- Stated exercise -
Restate the data below word for word. Skip any images it contains.

++++ Source material ++++

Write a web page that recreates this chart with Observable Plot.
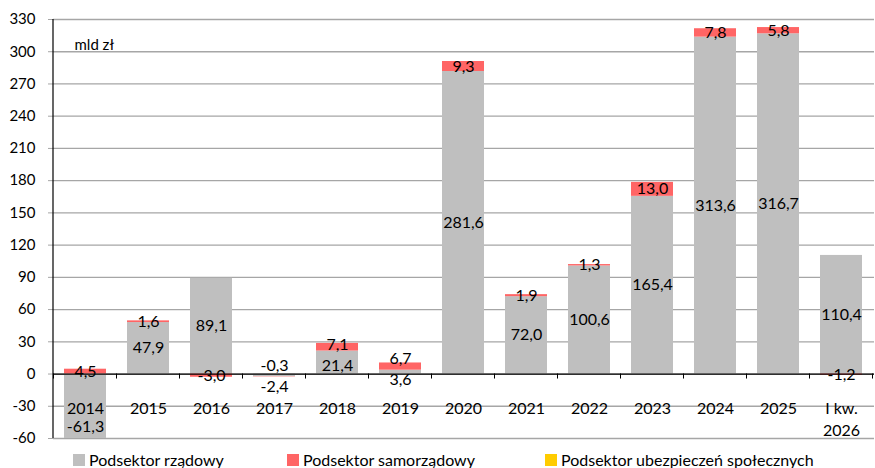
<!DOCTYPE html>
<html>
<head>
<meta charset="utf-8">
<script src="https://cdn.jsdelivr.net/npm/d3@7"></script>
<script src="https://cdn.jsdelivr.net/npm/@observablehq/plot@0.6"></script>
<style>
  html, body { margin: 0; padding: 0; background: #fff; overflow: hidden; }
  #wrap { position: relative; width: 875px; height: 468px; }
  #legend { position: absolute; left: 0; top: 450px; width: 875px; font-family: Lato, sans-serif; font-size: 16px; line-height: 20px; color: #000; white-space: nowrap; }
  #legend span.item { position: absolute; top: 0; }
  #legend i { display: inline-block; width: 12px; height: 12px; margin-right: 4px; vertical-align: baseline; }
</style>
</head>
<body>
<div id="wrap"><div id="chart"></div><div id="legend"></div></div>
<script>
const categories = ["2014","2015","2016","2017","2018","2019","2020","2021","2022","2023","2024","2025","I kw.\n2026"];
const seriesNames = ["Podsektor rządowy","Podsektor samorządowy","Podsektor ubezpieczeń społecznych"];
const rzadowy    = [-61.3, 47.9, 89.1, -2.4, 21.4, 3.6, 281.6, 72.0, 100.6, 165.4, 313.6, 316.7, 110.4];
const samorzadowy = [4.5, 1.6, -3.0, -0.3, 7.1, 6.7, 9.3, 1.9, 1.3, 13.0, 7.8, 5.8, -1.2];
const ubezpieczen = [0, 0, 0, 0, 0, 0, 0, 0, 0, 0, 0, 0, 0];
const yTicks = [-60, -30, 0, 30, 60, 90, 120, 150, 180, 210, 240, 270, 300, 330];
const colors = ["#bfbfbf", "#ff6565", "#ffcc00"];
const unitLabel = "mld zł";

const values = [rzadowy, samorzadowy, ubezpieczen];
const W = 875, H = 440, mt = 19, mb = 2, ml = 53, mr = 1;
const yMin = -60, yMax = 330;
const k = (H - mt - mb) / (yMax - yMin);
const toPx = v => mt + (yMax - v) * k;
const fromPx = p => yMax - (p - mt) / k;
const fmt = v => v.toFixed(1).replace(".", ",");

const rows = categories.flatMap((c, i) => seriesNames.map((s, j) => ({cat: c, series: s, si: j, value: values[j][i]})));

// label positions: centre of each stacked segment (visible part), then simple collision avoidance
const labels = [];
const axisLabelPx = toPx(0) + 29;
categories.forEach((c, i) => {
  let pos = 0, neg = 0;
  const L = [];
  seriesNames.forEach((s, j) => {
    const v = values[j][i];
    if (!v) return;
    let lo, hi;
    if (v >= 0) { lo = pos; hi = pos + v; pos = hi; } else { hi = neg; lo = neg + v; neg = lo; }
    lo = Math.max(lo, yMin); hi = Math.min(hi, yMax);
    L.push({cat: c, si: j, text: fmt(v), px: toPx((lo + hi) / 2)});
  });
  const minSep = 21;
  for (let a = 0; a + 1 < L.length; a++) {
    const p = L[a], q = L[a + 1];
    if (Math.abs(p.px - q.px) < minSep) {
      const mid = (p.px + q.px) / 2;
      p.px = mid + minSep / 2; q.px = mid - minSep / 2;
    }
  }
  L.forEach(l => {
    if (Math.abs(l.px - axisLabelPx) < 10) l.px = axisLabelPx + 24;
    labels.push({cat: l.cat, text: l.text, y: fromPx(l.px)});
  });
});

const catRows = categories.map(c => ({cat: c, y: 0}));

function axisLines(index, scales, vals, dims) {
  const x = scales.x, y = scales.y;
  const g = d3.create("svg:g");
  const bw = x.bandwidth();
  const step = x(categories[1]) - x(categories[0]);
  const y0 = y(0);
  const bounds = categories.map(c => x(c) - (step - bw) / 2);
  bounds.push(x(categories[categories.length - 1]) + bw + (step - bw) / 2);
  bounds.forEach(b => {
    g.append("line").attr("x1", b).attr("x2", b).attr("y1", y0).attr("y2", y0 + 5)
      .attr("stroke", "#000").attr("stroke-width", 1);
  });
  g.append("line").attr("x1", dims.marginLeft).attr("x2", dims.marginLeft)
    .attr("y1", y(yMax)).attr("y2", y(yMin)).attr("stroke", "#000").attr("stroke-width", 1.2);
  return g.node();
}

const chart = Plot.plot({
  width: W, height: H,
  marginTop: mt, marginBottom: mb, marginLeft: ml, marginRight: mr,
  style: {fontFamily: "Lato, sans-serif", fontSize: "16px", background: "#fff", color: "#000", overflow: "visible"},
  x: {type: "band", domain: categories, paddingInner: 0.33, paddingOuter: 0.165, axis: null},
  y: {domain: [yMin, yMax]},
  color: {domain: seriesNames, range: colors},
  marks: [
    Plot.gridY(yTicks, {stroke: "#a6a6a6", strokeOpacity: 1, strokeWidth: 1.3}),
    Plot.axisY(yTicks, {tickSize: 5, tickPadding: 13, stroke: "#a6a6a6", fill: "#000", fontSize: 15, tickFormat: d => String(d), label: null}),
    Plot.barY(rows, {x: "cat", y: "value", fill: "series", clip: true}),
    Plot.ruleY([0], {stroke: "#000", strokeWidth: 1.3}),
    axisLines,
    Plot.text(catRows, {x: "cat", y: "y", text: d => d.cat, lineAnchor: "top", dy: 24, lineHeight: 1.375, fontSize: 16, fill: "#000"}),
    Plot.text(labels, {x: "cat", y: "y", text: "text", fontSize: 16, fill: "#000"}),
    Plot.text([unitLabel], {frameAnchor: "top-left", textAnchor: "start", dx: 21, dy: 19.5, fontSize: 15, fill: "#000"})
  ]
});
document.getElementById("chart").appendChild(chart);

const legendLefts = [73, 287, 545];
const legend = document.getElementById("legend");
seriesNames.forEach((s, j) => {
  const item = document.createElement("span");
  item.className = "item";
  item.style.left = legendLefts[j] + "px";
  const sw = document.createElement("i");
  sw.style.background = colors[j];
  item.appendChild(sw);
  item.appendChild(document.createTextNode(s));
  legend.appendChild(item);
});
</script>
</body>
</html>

++++

- The completed task -
Write a web page that recreates this chart with Observable Plot.
<!DOCTYPE html>
<html>
<head>
<meta charset="utf-8">
<script src="https://cdn.jsdelivr.net/npm/d3@7"></script>
<script src="https://cdn.jsdelivr.net/npm/@observablehq/plot@0.6"></script>
<style>
  html, body { margin: 0; padding: 0; background: #fff; overflow: hidden; }
  #wrap { position: relative; width: 875px; height: 468px; }
  #legend { position: absolute; left: 0; top: 450px; width: 875px; font-family: Lato, sans-serif; font-size: 16px; line-height: 20px; color: #000; white-space: nowrap; }
  #legend span.item { position: absolute; top: 0; }
  #legend i { display: inline-block; width: 12px; height: 12px; margin-right: 4px; vertical-align: baseline; }
</style>
</head>
<body>
<div id="wrap"><div id="chart"></div><div id="legend"></div></div>
<script>
const categories = ["2014","2015","2016","2017","2018","2019","2020","2021","2022","2023","2024","2025","I kw.\n2026"];
const seriesNames = ["Podsektor rządowy","Podsektor samorządowy","Podsektor ubezpieczeń społecznych"];
const rzadowy    = [-61.3, 47.9, 89.1, -2.4, 21.4, 3.6, 281.6, 72.0, 100.6, 165.4, 313.6, 316.7, 110.4];
const samorzadowy = [4.5, 1.6, -3.0, -0.3, 7.1, 6.7, 9.3, 1.9, 1.3, 13.0, 7.8, 5.8, -1.2];
const ubezpieczen = [0, 0, 0, 0, 0, 0, 0, 0, 0, 0, 0, 0, 0];
const yTicks = [-60, -30, 0, 30, 60, 90, 120, 150, 180, 210, 240, 270, 300, 330];
const colors = ["#bfbfbf", "#ff6565", "#ffcc00"];
const unitLabel = "mld zł";

const values = [rzadowy, samorzadowy, ubezpieczen];
const W = 875, H = 440, mt = 19, mb = 2, ml = 53, mr = 1;
const yMin = -60, yMax = 330;
const k = (H - mt - mb) / (yMax - yMin);
const toPx = v => mt + (yMax - v) * k;
const fromPx = p => yMax - (p - mt) / k;
const fmt = v => v.toFixed(1).replace(".", ",");

const rows = categories.flatMap((c, i) => seriesNames.map((s, j) => ({cat: c, series: s, si: j, value: values[j][i]})));

// label positions: centre of each stacked segment (visible part), then simple collision avoidance
const labels = [];
const axisLabelPx = toPx(0) + 29;
categories.forEach((c, i) => {
  let pos = 0, neg = 0;
  const L = [];
  seriesNames.forEach((s, j) => {
    const v = values[j][i];
    if (!v) return;
    let lo, hi;
    if (v >= 0) { lo = pos; hi = pos + v; pos = hi; } else { hi = neg; lo = neg + v; neg = lo; }
    lo = Math.max(lo, yMin); hi = Math.min(hi, yMax);
    L.push({cat: c, si: j, text: fmt(v), px: toPx((lo + hi) / 2)});
  });
  const minSep = 21;
  for (let a = 0; a + 1 < L.length; a++) {
    const p = L[a], q = L[a + 1];
    if (Math.abs(p.px - q.px) < minSep) {
      const mid = (p.px + q.px) / 2;
      p.px = mid + minSep / 2; q.px = mid - minSep / 2;
    }
  }
  L.forEach(l => {
    if (Math.abs(l.px - axisLabelPx) < 10) l.px = axisLabelPx + 24;
    labels.push({cat: l.cat, text: l.text, y: fromPx(l.px)});
  });
});

const catRows = categories.map(c => ({cat: c, y: 0}));

function axisLines(index, scales, vals, dims) {
  const x = scales.x, y = scales.y;
  const g = d3.create("svg:g");
  const bw = x.bandwidth();
  const step = x(categories[1]) - x(categories[0]);
  const y0 = y(0);
  const bounds = categories.map(c => x(c) - (step - bw) / 2);
  bounds.push(x(categories[categories.length - 1]) + bw + (step - bw) / 2);
  bounds.forEach(b => {
    g.append("line").attr("x1", b).attr("x2", b).attr("y1", y0).attr("y2", y0 + 5)
      .attr("stroke", "#000").attr("stroke-width", 1);
  });
  g.append("line").attr("x1", dims.marginLeft).attr("x2", dims.marginLeft)
    .attr("y1", y(yMax)).attr("y2", y(yMin)).attr("stroke", "#000").attr("stroke-width", 1.2);
  return g.node();
}

const chart = Plot.plot({
  width: W, height: H,
  marginTop: mt, marginBottom: mb, marginLeft: ml, marginRight: mr,
  style: {fontFamily: "Lato, sans-serif", fontSize: "16px", background: "#fff", color: "#000", overflow: "visible"},
  x: {type: "band", domain: categories, paddingInner: 0.33, paddingOuter: 0.165, axis: null},
  y: {domain: [yMin, yMax]},
  color: {domain: seriesNames, range: colors},
  marks: [
    Plot.gridY(yTicks, {stroke: "#a6a6a6", strokeOpacity: 1, strokeWidth: 1.3}),
    Plot.axisY(yTicks, {tickSize: 5, tickPadding: 13, stroke: "#a6a6a6", fill: "#000", fontSize: 15, tickFormat: d => String(d), label: null}),
    Plot.barY(rows, {x: "cat", y: "value", fill: "series", clip: true}),
    Plot.ruleY([0], {stroke: "#000", strokeWidth: 1.3}),
    axisLines,
    Plot.text(catRows, {x: "cat", y: "y", text: d => d.cat, lineAnchor: "top", dy: 24, lineHeight: 1.375, fontSize: 16, fill: "#000"}),
    Plot.text(labels, {x: "cat", y: "y", text: "text", fontSize: 16, fill: "#000"}),
    Plot.text([unitLabel], {frameAnchor: "top-left", textAnchor: "start", dx: 21, dy: 19.5, fontSize: 15, fill: "#000"})
  ]
});
document.getElementById("chart").appendChild(chart);

const legendLefts = [73, 287, 545];
const legend = document.getElementById("legend");
seriesNames.forEach((s, j) => {
  const item = document.createElement("span");
  item.className = "item";
  item.style.left = legendLefts[j] + "px";
  const sw = document.createElement("i");
  sw.style.background = colors[j];
  item.appendChild(sw);
  item.appendChild(document.createTextNode(s));
  legend.appendChild(item);
});
</script>
</body>
</html>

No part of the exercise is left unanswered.